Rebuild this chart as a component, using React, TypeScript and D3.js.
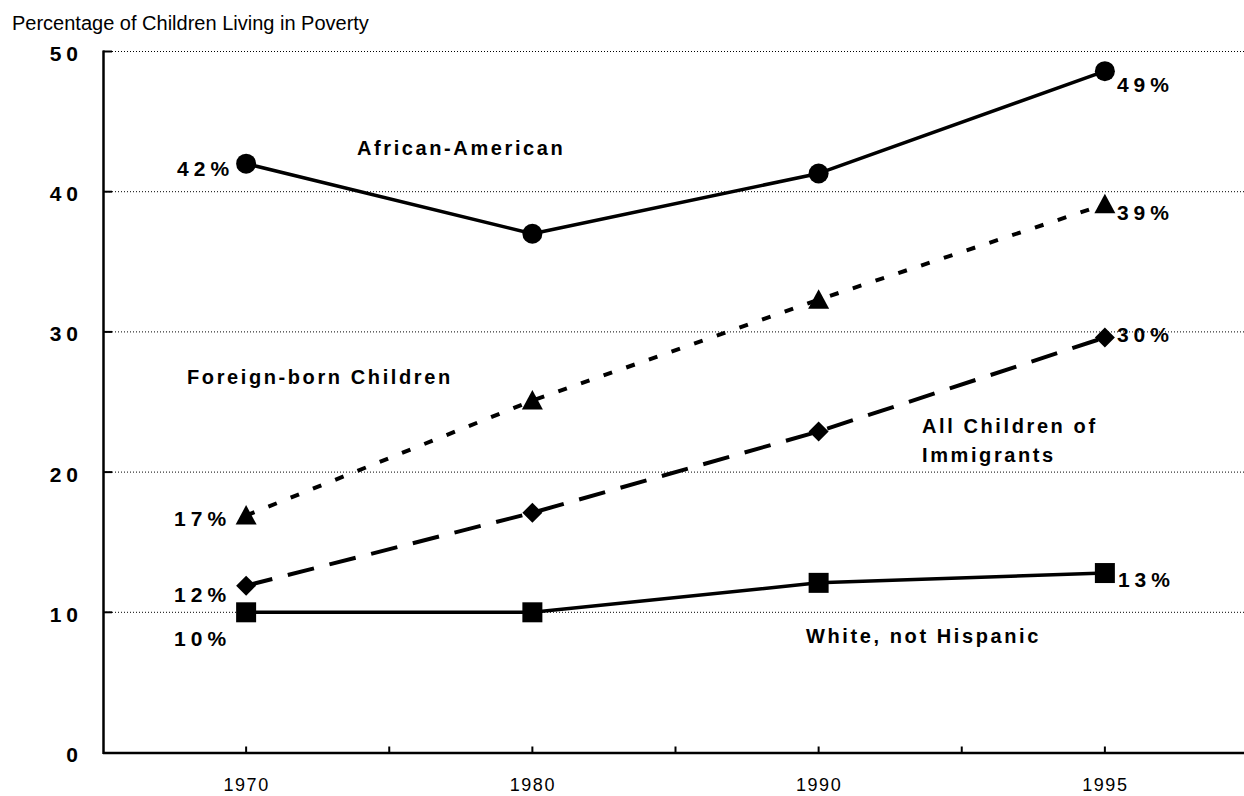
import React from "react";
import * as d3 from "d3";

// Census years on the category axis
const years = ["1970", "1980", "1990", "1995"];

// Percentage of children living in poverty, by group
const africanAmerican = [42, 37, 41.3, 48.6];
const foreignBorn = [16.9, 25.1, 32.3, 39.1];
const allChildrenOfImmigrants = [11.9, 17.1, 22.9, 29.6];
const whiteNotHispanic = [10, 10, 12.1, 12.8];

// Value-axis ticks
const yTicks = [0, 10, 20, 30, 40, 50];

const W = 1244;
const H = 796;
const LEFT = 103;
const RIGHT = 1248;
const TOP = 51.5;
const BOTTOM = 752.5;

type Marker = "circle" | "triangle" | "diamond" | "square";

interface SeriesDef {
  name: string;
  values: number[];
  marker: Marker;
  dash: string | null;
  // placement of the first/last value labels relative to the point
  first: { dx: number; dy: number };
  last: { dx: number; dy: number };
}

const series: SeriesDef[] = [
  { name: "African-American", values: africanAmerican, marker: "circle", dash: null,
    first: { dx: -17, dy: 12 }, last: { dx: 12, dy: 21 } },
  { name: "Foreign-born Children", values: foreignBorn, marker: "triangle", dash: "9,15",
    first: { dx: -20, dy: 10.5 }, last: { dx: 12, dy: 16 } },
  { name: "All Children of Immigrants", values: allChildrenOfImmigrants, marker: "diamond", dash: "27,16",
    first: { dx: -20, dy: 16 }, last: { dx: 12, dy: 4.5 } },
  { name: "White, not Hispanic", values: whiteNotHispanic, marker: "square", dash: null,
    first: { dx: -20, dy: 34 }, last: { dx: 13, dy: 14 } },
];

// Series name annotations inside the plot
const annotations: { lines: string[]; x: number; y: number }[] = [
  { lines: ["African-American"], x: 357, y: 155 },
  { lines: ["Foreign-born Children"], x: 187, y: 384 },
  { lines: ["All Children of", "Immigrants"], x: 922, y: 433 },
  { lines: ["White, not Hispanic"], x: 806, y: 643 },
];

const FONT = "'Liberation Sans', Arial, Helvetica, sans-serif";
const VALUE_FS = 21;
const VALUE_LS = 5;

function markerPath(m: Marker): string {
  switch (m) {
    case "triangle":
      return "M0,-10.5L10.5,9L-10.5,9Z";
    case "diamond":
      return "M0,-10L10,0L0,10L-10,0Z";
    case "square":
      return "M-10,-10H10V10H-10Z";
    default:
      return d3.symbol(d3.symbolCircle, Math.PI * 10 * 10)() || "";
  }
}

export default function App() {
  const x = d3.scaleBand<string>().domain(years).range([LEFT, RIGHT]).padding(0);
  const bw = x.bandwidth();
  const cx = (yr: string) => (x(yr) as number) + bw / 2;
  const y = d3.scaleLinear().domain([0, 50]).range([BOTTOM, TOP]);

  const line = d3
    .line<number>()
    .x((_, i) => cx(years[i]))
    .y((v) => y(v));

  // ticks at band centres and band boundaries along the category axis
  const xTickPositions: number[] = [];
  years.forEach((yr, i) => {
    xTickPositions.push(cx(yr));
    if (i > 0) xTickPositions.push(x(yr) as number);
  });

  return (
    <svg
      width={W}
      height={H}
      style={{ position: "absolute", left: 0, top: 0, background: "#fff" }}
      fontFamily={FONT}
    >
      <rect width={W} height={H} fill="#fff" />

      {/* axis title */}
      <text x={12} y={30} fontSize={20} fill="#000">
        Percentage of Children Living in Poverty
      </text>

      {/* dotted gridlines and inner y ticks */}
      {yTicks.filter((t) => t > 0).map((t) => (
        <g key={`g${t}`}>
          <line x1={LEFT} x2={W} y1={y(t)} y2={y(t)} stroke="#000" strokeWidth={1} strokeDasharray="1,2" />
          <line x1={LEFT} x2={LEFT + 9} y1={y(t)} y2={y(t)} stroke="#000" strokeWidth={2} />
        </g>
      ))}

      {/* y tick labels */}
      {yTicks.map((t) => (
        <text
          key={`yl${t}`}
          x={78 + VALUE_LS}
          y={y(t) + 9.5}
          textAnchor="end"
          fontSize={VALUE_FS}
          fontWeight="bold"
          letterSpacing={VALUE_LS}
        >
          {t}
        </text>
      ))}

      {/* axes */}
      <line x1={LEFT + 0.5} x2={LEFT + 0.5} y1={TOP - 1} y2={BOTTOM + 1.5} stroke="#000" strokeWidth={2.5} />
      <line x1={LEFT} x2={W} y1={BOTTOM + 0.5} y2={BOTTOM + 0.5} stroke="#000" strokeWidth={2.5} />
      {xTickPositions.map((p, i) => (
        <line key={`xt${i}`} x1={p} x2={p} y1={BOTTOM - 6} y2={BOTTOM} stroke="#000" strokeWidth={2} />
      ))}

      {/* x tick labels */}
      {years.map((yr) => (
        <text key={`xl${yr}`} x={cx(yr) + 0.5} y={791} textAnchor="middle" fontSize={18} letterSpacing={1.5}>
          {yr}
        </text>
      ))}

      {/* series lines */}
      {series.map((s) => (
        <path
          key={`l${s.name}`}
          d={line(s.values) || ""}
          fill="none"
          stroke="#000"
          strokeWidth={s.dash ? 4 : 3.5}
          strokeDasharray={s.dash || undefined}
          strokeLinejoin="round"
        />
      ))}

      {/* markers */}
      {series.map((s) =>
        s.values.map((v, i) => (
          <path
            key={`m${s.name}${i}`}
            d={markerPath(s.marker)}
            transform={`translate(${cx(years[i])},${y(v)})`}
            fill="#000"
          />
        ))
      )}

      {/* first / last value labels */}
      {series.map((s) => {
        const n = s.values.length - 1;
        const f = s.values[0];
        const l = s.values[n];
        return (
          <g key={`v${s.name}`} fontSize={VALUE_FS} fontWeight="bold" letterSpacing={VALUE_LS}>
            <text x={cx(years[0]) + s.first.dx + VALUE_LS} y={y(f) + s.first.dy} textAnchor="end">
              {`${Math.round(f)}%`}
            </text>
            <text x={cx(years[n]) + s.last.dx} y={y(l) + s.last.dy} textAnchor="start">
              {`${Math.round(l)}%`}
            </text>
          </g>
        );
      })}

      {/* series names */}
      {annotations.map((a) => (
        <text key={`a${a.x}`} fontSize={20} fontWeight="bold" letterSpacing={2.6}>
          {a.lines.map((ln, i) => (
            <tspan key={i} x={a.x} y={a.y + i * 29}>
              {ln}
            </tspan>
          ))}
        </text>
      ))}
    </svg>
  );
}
───
Written instruction
Pictures are excluded: retype only the lines from the beginning of the listing above through the line with "const VALUE_LS = 5;", both included.

Complete output
Rebuild this chart as a component, using React, TypeScript and D3.js.
import React from "react";
import * as d3 from "d3";

// Census years on the category axis
const years = ["1970", "1980", "1990", "1995"];

// Percentage of children living in poverty, by group
const africanAmerican = [42, 37, 41.3, 48.6];
const foreignBorn = [16.9, 25.1, 32.3, 39.1];
const allChildrenOfImmigrants = [11.9, 17.1, 22.9, 29.6];
const whiteNotHispanic = [10, 10, 12.1, 12.8];

// Value-axis ticks
const yTicks = [0, 10, 20, 30, 40, 50];

const W = 1244;
const H = 796;
const LEFT = 103;
const RIGHT = 1248;
const TOP = 51.5;
const BOTTOM = 752.5;

type Marker = "circle" | "triangle" | "diamond" | "square";

interface SeriesDef {
  name: string;
  values: number[];
  marker: Marker;
  dash: string | null;
  // placement of the first/last value labels relative to the point
  first: { dx: number; dy: number };
  last: { dx: number; dy: number };
}

const series: SeriesDef[] = [
  { name: "African-American", values: africanAmerican, marker: "circle", dash: null,
    first: { dx: -17, dy: 12 }, last: { dx: 12, dy: 21 } },
  { name: "Foreign-born Children", values: foreignBorn, marker: "triangle", dash: "9,15",
    first: { dx: -20, dy: 10.5 }, last: { dx: 12, dy: 16 } },
  { name: "All Children of Immigrants", values: allChildrenOfImmigrants, marker: "diamond", dash: "27,16",
    first: { dx: -20, dy: 16 }, last: { dx: 12, dy: 4.5 } },
  { name: "White, not Hispanic", values: whiteNotHispanic, marker: "square", dash: null,
    first: { dx: -20, dy: 34 }, last: { dx: 13, dy: 14 } },
];

// Series name annotations inside the plot
const annotations: { lines: string[]; x: number; y: number }[] = [
  { lines: ["African-American"], x: 357, y: 155 },
  { lines: ["Foreign-born Children"], x: 187, y: 384 },
  { lines: ["All Children of", "Immigrants"], x: 922, y: 433 },
  { lines: ["White, not Hispanic"], x: 806, y: 643 },
];

const FONT = "'Liberation Sans', Arial, Helvetica, sans-serif";
const VALUE_FS = 21;
const VALUE_LS = 5;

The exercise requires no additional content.